● RECORDS FOR THIS EXERCISE
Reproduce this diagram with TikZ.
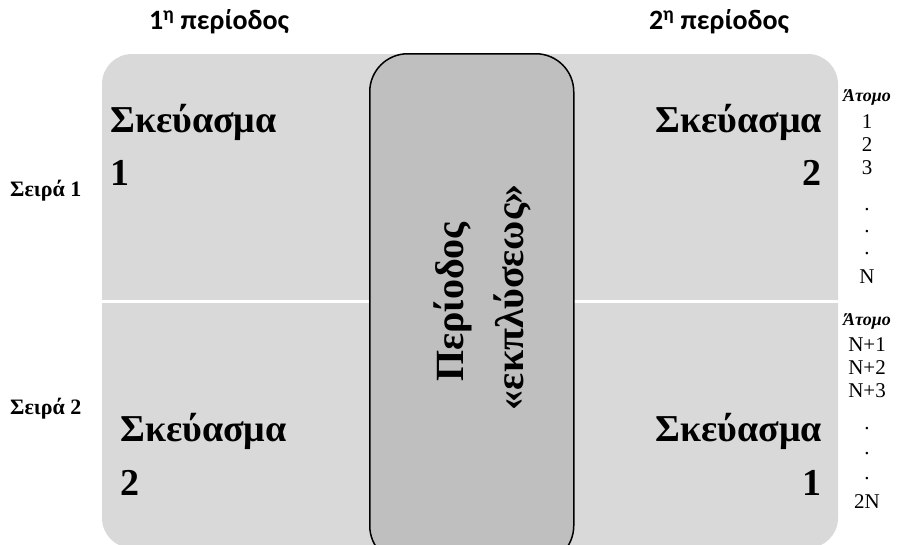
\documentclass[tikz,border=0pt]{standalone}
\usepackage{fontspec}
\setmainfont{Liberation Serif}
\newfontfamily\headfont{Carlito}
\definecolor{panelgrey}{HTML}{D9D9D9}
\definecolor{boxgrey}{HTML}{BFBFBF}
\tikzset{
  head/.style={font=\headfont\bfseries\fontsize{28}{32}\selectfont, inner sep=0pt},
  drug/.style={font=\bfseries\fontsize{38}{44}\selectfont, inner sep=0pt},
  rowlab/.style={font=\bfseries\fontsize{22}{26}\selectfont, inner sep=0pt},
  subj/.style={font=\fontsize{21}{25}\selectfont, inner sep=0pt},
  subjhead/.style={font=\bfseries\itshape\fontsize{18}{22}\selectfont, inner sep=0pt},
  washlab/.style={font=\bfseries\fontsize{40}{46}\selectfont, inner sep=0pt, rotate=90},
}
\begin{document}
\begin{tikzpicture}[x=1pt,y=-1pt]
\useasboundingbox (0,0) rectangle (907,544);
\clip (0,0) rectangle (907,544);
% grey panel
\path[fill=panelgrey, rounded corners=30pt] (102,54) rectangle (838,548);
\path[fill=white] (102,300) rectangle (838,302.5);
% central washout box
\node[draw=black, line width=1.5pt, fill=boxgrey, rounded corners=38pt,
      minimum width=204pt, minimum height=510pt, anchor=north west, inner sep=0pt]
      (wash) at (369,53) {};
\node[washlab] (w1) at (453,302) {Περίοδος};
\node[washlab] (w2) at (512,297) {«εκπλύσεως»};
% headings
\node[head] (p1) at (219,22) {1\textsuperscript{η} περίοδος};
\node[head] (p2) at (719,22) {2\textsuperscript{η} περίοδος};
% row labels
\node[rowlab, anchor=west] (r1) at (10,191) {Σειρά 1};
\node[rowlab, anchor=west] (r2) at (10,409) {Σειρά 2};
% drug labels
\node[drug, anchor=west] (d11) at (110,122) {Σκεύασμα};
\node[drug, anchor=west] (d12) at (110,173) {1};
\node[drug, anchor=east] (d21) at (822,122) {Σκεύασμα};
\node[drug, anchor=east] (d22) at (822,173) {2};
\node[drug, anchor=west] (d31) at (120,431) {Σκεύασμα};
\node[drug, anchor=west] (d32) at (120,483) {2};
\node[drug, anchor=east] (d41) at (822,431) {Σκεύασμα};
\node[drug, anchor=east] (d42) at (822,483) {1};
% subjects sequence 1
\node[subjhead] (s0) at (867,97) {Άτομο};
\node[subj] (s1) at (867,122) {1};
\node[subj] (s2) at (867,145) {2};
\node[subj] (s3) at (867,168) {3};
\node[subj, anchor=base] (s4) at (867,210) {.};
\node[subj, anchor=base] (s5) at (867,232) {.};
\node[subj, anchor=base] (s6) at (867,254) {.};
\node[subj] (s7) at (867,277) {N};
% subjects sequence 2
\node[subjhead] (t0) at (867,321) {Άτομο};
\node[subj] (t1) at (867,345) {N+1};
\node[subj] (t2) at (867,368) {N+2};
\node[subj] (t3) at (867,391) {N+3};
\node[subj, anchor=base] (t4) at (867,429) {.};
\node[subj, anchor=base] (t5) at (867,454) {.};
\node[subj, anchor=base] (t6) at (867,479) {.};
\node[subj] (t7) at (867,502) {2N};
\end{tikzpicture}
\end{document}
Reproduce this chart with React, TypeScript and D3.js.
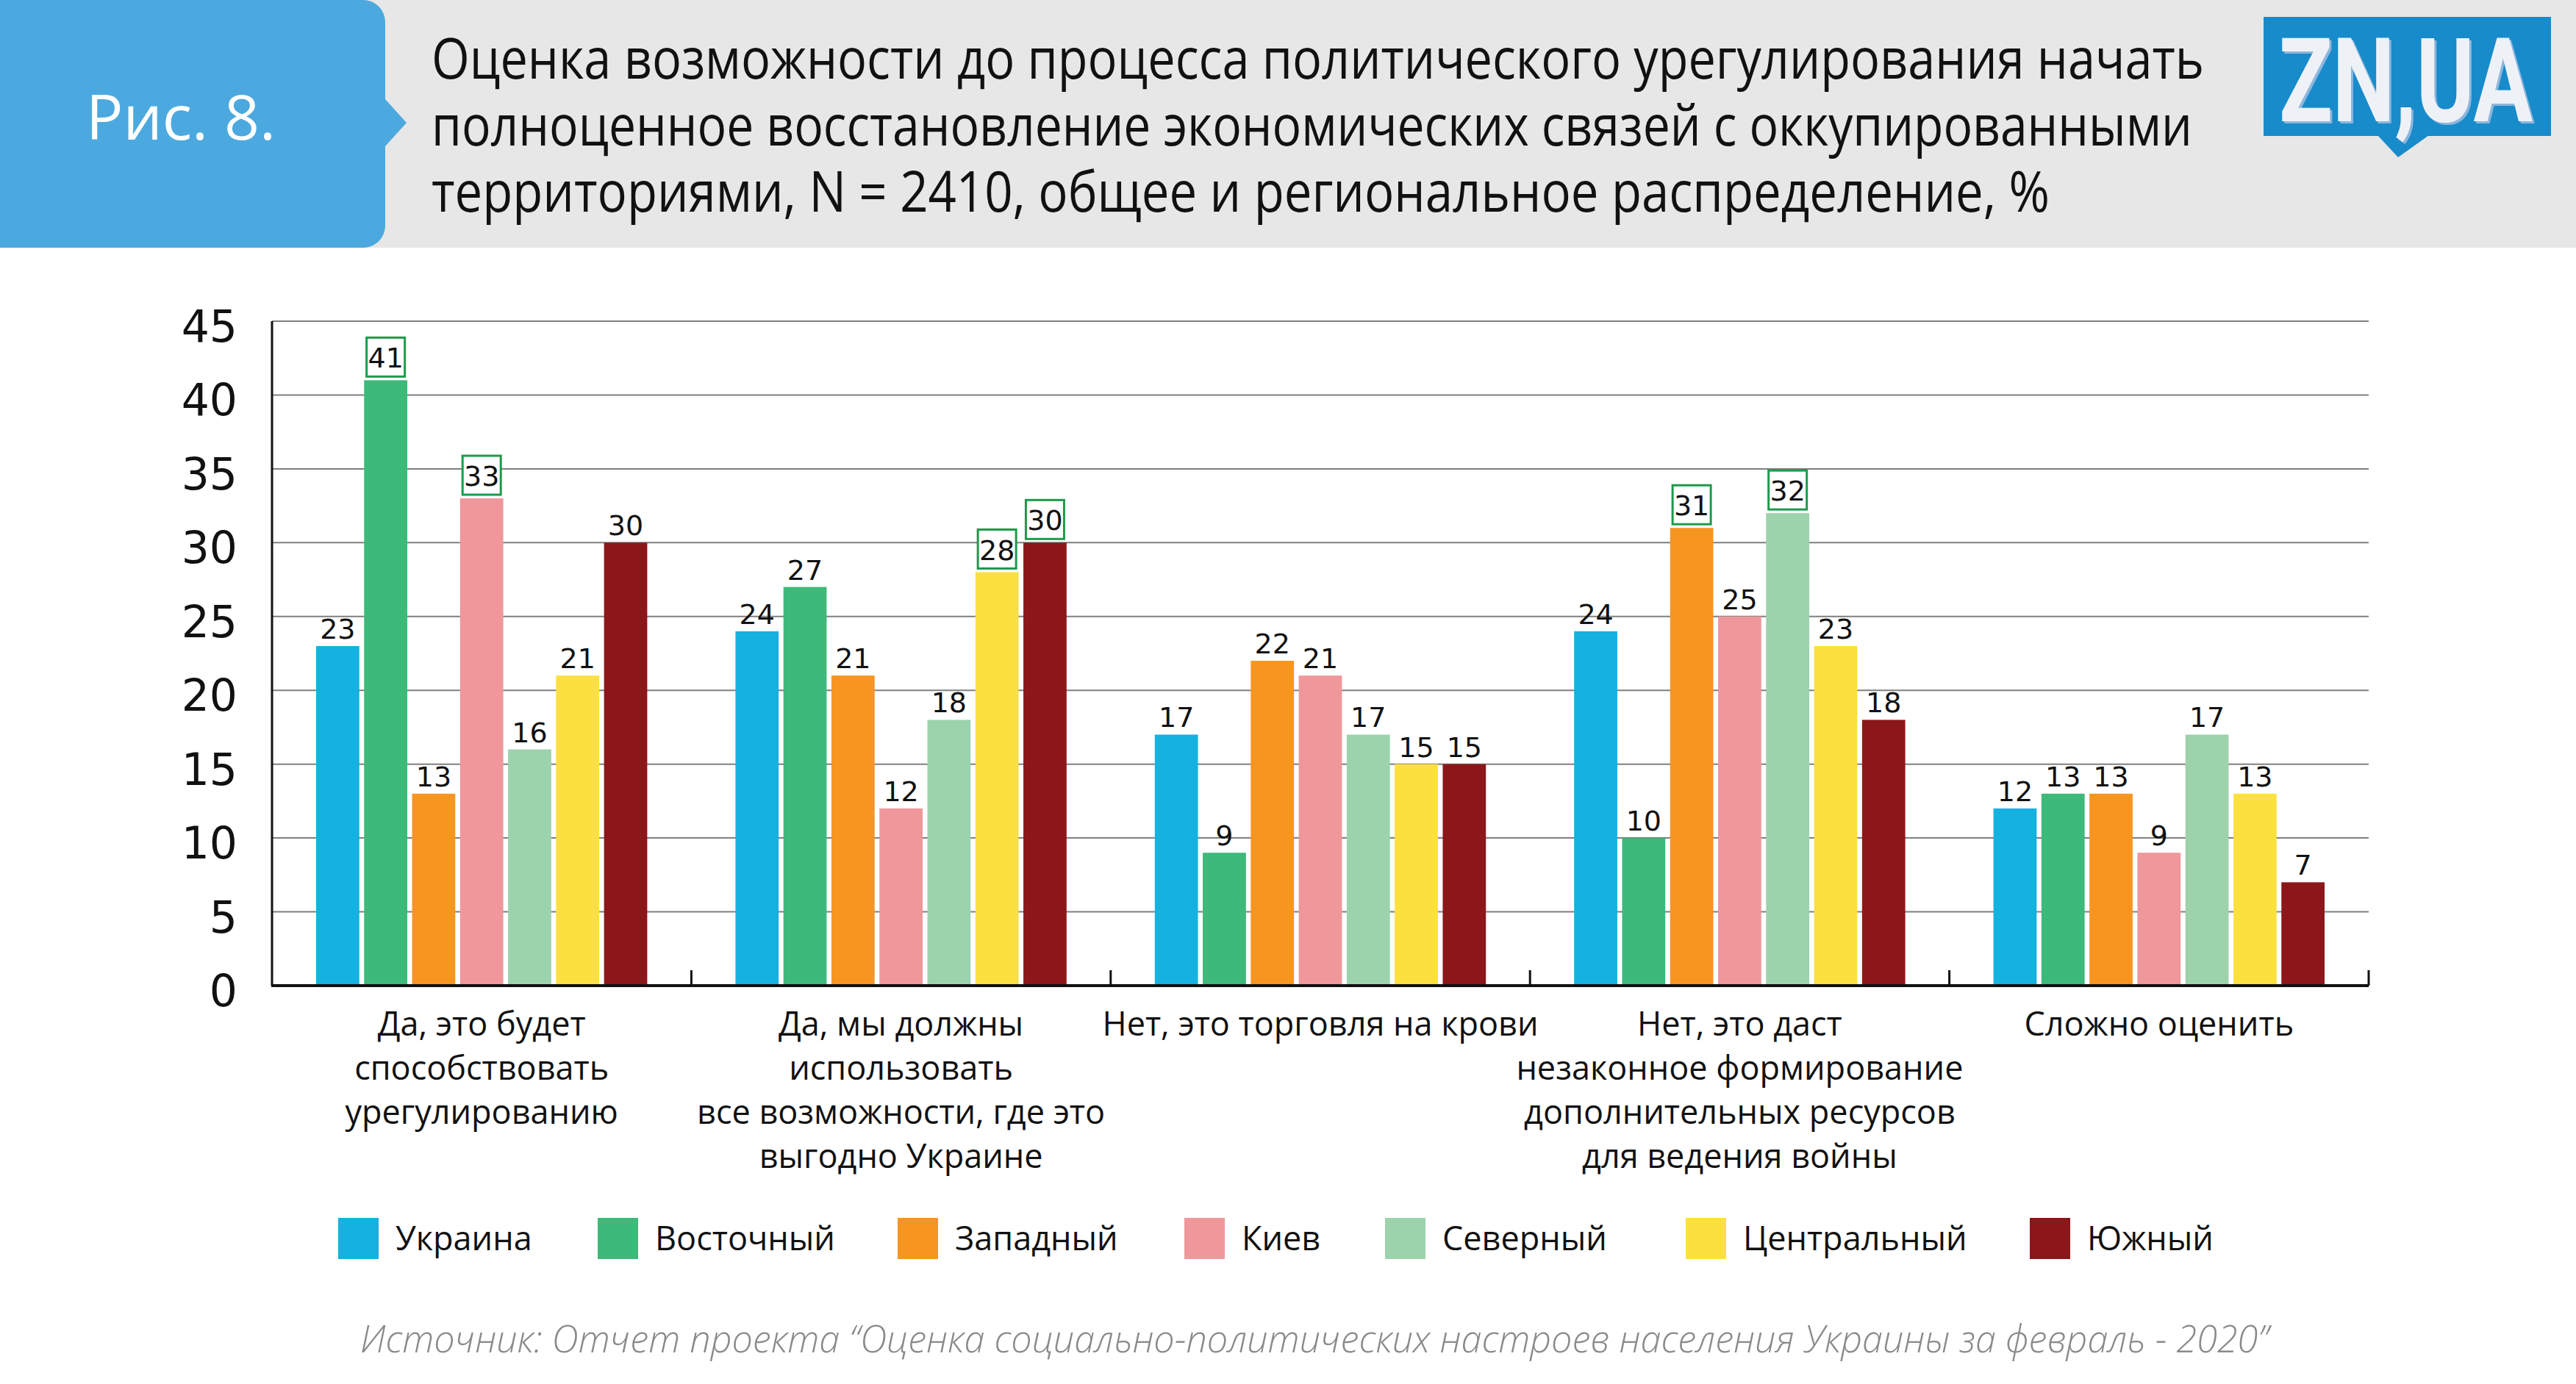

● WORK TO BE COMPLETED
Print the complete listing exactly as it stands, without its pictures.

● WRITTEN SOLUTION
Reproduce this diagram with TikZ.
\documentclass[tikz,border=0pt]{standalone}
\usepackage{fontspec}
\setmainfont{Liberation Serif}
\newfontfamily\headfont{Carlito}
\definecolor{panelgrey}{HTML}{D9D9D9}
\definecolor{boxgrey}{HTML}{BFBFBF}
\tikzset{
  head/.style={font=\headfont\bfseries\fontsize{28}{32}\selectfont, inner sep=0pt},
  drug/.style={font=\bfseries\fontsize{38}{44}\selectfont, inner sep=0pt},
  rowlab/.style={font=\bfseries\fontsize{22}{26}\selectfont, inner sep=0pt},
  subj/.style={font=\fontsize{21}{25}\selectfont, inner sep=0pt},
  subjhead/.style={font=\bfseries\itshape\fontsize{18}{22}\selectfont, inner sep=0pt},
  washlab/.style={font=\bfseries\fontsize{40}{46}\selectfont, inner sep=0pt, rotate=90},
}
\begin{document}
\begin{tikzpicture}[x=1pt,y=-1pt]
\useasboundingbox (0,0) rectangle (907,544);
\clip (0,0) rectangle (907,544);
% grey panel
\path[fill=panelgrey, rounded corners=30pt] (102,54) rectangle (838,548);
\path[fill=white] (102,300) rectangle (838,302.5);
% central washout box
\node[draw=black, line width=1.5pt, fill=boxgrey, rounded corners=38pt,
      minimum width=204pt, minimum height=510pt, anchor=north west, inner sep=0pt]
      (wash) at (369,53) {};
\node[washlab] (w1) at (453,302) {Περίοδος};
\node[washlab] (w2) at (512,297) {«εκπλύσεως»};
% headings
\node[head] (p1) at (219,22) {1\textsuperscript{η} περίοδος};
\node[head] (p2) at (719,22) {2\textsuperscript{η} περίοδος};
% row labels
\node[rowlab, anchor=west] (r1) at (10,191) {Σειρά 1};
\node[rowlab, anchor=west] (r2) at (10,409) {Σειρά 2};
% drug labels
\node[drug, anchor=west] (d11) at (110,122) {Σκεύασμα};
\node[drug, anchor=west] (d12) at (110,173) {1};
\node[drug, anchor=east] (d21) at (822,122) {Σκεύασμα};
\node[drug, anchor=east] (d22) at (822,173) {2};
\node[drug, anchor=west] (d31) at (120,431) {Σκεύασμα};
\node[drug, anchor=west] (d32) at (120,483) {2};
\node[drug, anchor=east] (d41) at (822,431) {Σκεύασμα};
\node[drug, anchor=east] (d42) at (822,483) {1};
% subjects sequence 1
\node[subjhead] (s0) at (867,97) {Άτομο};
\node[subj] (s1) at (867,122) {1};
\node[subj] (s2) at (867,145) {2};
\node[subj] (s3) at (867,168) {3};
\node[subj, anchor=base] (s4) at (867,210) {.};
\node[subj, anchor=base] (s5) at (867,232) {.};
\node[subj, anchor=base] (s6) at (867,254) {.};
\node[subj] (s7) at (867,277) {N};
% subjects sequence 2
\node[subjhead] (t0) at (867,321) {Άτομο};
\node[subj] (t1) at (867,345) {N+1};
\node[subj] (t2) at (867,368) {N+2};
\node[subj] (t3) at (867,391) {N+3};
\node[subj, anchor=base] (t4) at (867,429) {.};
\node[subj, anchor=base] (t5) at (867,454) {.};
\node[subj, anchor=base] (t6) at (867,479) {.};
\node[subj] (t7) at (867,502) {2N};
\end{tikzpicture}
\end{document}
Reproduce this chart with React, TypeScript and D3.js.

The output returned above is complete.